Use automation to nurture leads
Once you’ve earned a lead, you need to give it the best possible chance of converting, which means nurturing it. If you establish interest but step back and leave everything to the prospect, they’ll likely end up looking elsewhere.
The issue with nurturing leads is that it can be very time-consuming—but that’s where automation enters the picture.
Running automated email campaigns that use smart personalization can keep leads warm until they’re ready to learn more or take action, and that’s all without using up valuable human resources.
Cost per lead synonyms
Depending on the business talking about it, the context it’s discussed in, the ways it’s modified to suit specific goals, and the cost per lead, it can go by other names.
Lead acquisition cost and price per lead are ways of saying the same thing.
Here are terms to watch out for that can nearly match the cost per lead definition:
Cost per action or cost per goal completion. Leads are usually identified through the tracking of relevant actions taken, and those actions are often tracked as goals are completed. This means that these metrics are often the same—or approximately the same—as cost per lead.

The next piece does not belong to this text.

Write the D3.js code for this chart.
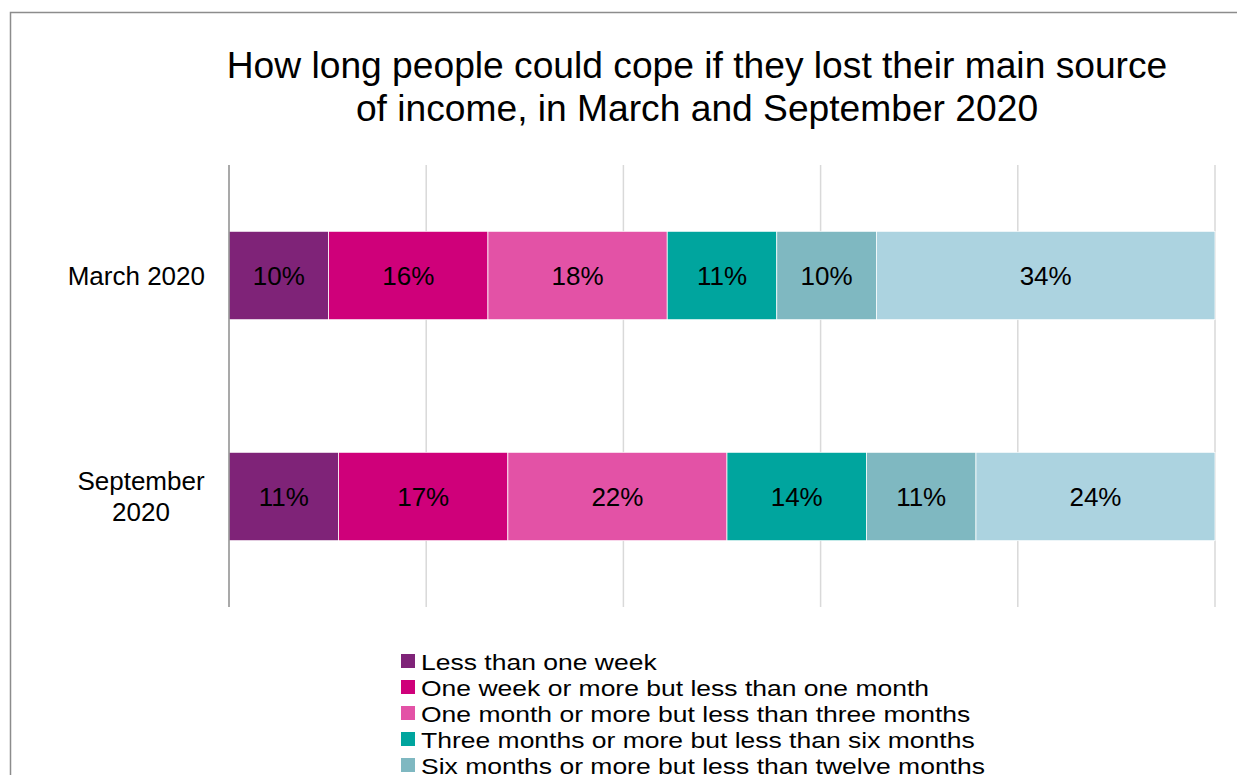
<!DOCTYPE html>
<html>
<head>
<meta charset="utf-8">
<script src="https://cdn.jsdelivr.net/npm/d3@7"></script>
<style>
  html, body { margin: 0; padding: 0; background: #fff; overflow: hidden; }
  svg { display: block; font-family: "Liberation Sans", Arial, sans-serif; }
</style>
</head>
<body>
<svg id="chart" width="1237" height="775"></svg>
<script>
// Periods surveyed (one bar each)
const periods = ["March 2020", "September 2020"];
const periodLines = [["March 2020"], ["September", "2020"]];

// Duration bands, in stacking order
const bands = [
  "Less than one week",
  "One week or more but less than one month",
  "One month or more but less than three months",
  "Three months or more but less than six months",
  "Six months or more but less than twelve months",
  "Twelve months or more"
];
const bandColors = ["#7f2378", "#cf007a", "#e352a6", "#00a59e", "#7fb8c1", "#acd3e0"];

// Percentage of people in each band
const march2020 = [10, 16, 18, 11, 10, 34];
const september2020 = [11, 17, 22, 14, 11, 24];

const gridTicks = [0, 0.2, 0.4, 0.6, 0.8, 1];

const svg = d3.select("#chart");
const W = 1237, H = 775;

// Outer frame (runs past the right and bottom edges)
svg.append("rect")
  .attr("x", 10.5).attr("y", 12.5)
  .attr("width", W + 20).attr("height", H + 20)
  .attr("fill", "#fff").attr("stroke", "#8c8c8c").attr("stroke-width", 1.5);

// Title
const title = svg.append("text")
  .attr("text-anchor", "middle")
  .attr("font-size", 37.2)
  .attr("fill", "#000");
title.append("tspan").attr("x", 697).attr("y", 78)
  .text("How long people could cope if they lost their main source");
title.append("tspan").attr("x", 697).attr("y", 121)
  .text("of income, in March and September 2020");

// Plot area
const plot = { left: 229, right: 1215, top: 165, bottom: 607 };

const rows = periods.map((p, i) => {
  const vals = i === 0 ? march2020 : september2020;
  const o = { period: p };
  bands.forEach((b, j) => { o[b] = vals[j]; });
  return o;
});

const stack = d3.stack().keys(bands).offset(d3.stackOffsetExpand);
const series = stack(rows);

const x = d3.scaleLinear().domain([0, 1]).range([plot.left, plot.right]);
const y = d3.scaleBand().domain(periods).range([plot.top, plot.bottom])
  .paddingInner(0.6).paddingOuter(0.3);

// Vertical gridlines
svg.append("g")
  .selectAll("line")
  .data(gridTicks.slice(1))
  .join("line")
  .attr("x1", d => x(d)).attr("x2", d => x(d))
  .attr("y1", plot.top).attr("y2", plot.bottom)
  .attr("stroke", "#d9d9d9").attr("stroke-width", 1.5);

// Bars
const groups = svg.append("g")
  .selectAll("g")
  .data(series)
  .join("g")
  .attr("fill", (d, i) => bandColors[i]);

groups.selectAll("rect")
  .data(d => d.map(s => ({ s, key: d.key })))
  .join("rect")
  .attr("x", d => x(d.s[0]))
  .attr("y", d => y(d.s.data.period))
  .attr("width", d => x(d.s[1]) - x(d.s[0]))
  .attr("height", y.bandwidth())
  .attr("stroke", "#fff").attr("stroke-width", 0.75);

// Value labels
groups.selectAll("text")
  .data(d => d.map(s => ({ s, key: d.key })))
  .join("text")
  .attr("x", d => (x(d.s[0]) + x(d.s[1])) / 2)
  .attr("y", d => y(d.s.data.period) + y.bandwidth() / 2)
  .attr("dy", "0.36em")
  .attr("text-anchor", "middle")
  .attr("font-size", 26)
  .attr("fill", "#000")
  .text(d => d.s.data[d.key] + "%");

// Category axis line
svg.append("line")
  .attr("x1", plot.left).attr("x2", plot.left)
  .attr("y1", plot.top).attr("y2", plot.bottom)
  .attr("stroke", "#8c8c8c").attr("stroke-width", 1.5);

// Category labels: single lines sit against the axis, wrapped lines are centred
periods.forEach((p, i) => {
  const lines = periodLines[i];
  const cy = y(p) + y.bandwidth() / 2;
  const lh = 31;
  const single = lines.length === 1;
  const t = svg.append("text")
    .attr("text-anchor", single ? "end" : "middle")
    .attr("font-size", 26)
    .attr("fill", "#000");
  lines.forEach((ln, k) => {
    t.append("tspan")
      .attr("x", single ? 205 : 141)
      .attr("y", cy + (k - (lines.length - 1) / 2) * lh)
      .attr("dy", "0.36em")
      .text(ln);
  });
});

// Legend (text is set wide and rows packed tightly)
const legend = svg.append("g").attr("transform", "translate(401,661)");
const items = legend.selectAll("g")
  .data(bands)
  .join("g")
  .attr("transform", (d, i) => `translate(0,${i * 26})`);
items.append("rect")
  .attr("x", 0).attr("y", -7)
  .attr("width", 14).attr("height", 14)
  .attr("fill", (d, i) => bandColors[i]);
items.append("text")
  .attr("transform", "translate(20,9) scale(1.205,1)")
  .attr("font-size", 22)
  .attr("fill", "#000")
  .text(d => d);
</script>
</body>
</html>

Cost per qualified lead, cost per marketing qualified lead, or cost per sales qualified lead. Each of these terms refers to the same thing: the cost of a lead that’s been checked to confirm its solid potential to convert.
Discover how to decrease cost per lead with Leadfeeder
What does cost per lead mean for the average business? Economy and stability.
As we’ve seen throughout this article, cost per lead is an important metric for any business that aspires to work efficiently, endure market fluctuations, and reach new levels of success. You should be taking it seriously.
But if you’re going to bring down your CPL, you need the right cost per lead software for the job—and Leadfeeder has the features you’re looking for.
There are two core ways to lower your CPL. You can bring in more qualified leads, and you can reduce the cost of each lead. Ideally, you should do both.
Leadfeeder can help with B2B lead generation by identifying the companies that visit your website but never take action. There’s a good chance they’re interested but need a little push, so you can reach out to them with custom pitches.
It can also help with the latter, as it helps improve lead quality by flagging prospects who show additional interest by returning to your website. If you go after those leads immediately after they return, you’ll strike while the iron’s hot and convert at a better rate with no additional marketing and little added effort.
To find out the details of how Leadfeeder can bring down your CPL, why not give it a test run with a 14-day trial? Sign up here for free and start seeing how your website analytics alone can seriously boost the quantity and quality of your leads.
FAQs about cost per lead
How to determine cost per lead
How is cost per lead calculated? In its simplest form, it’s easy. Take the total sum you spent on a marketing campaign and divide it by the number of leads that campaign generated. A $1000 campaign that generates 40 leads has a CPL of $25.
It’s essential to account for all the leads generated, so pore over all relevant marketing channels and check your tracking is working correctly.
Additionally, ensure you’re calculating your costs properly. What is a cost per lead worth if you’re overlooking costs such as paying the salaries of sales team members?
There are cost per lead programs that will help you get all the details correct. You can also use Leadfeeder’s free CPL calculator.
How does cost per lead work?
Cost per lead gauges the efficiency of marketing work by calculating how much is spent to line up a potential customer (with that potential indicated by a clear action, such as emailing to ask for details or requesting a trial).
To make a marketing operation stable in the long run, it’s vital to ensure it’s reliably delivering ROI. So, businesses look closely at CPL for their tactics and targeted channels to see where they can improve and where they should reinvest.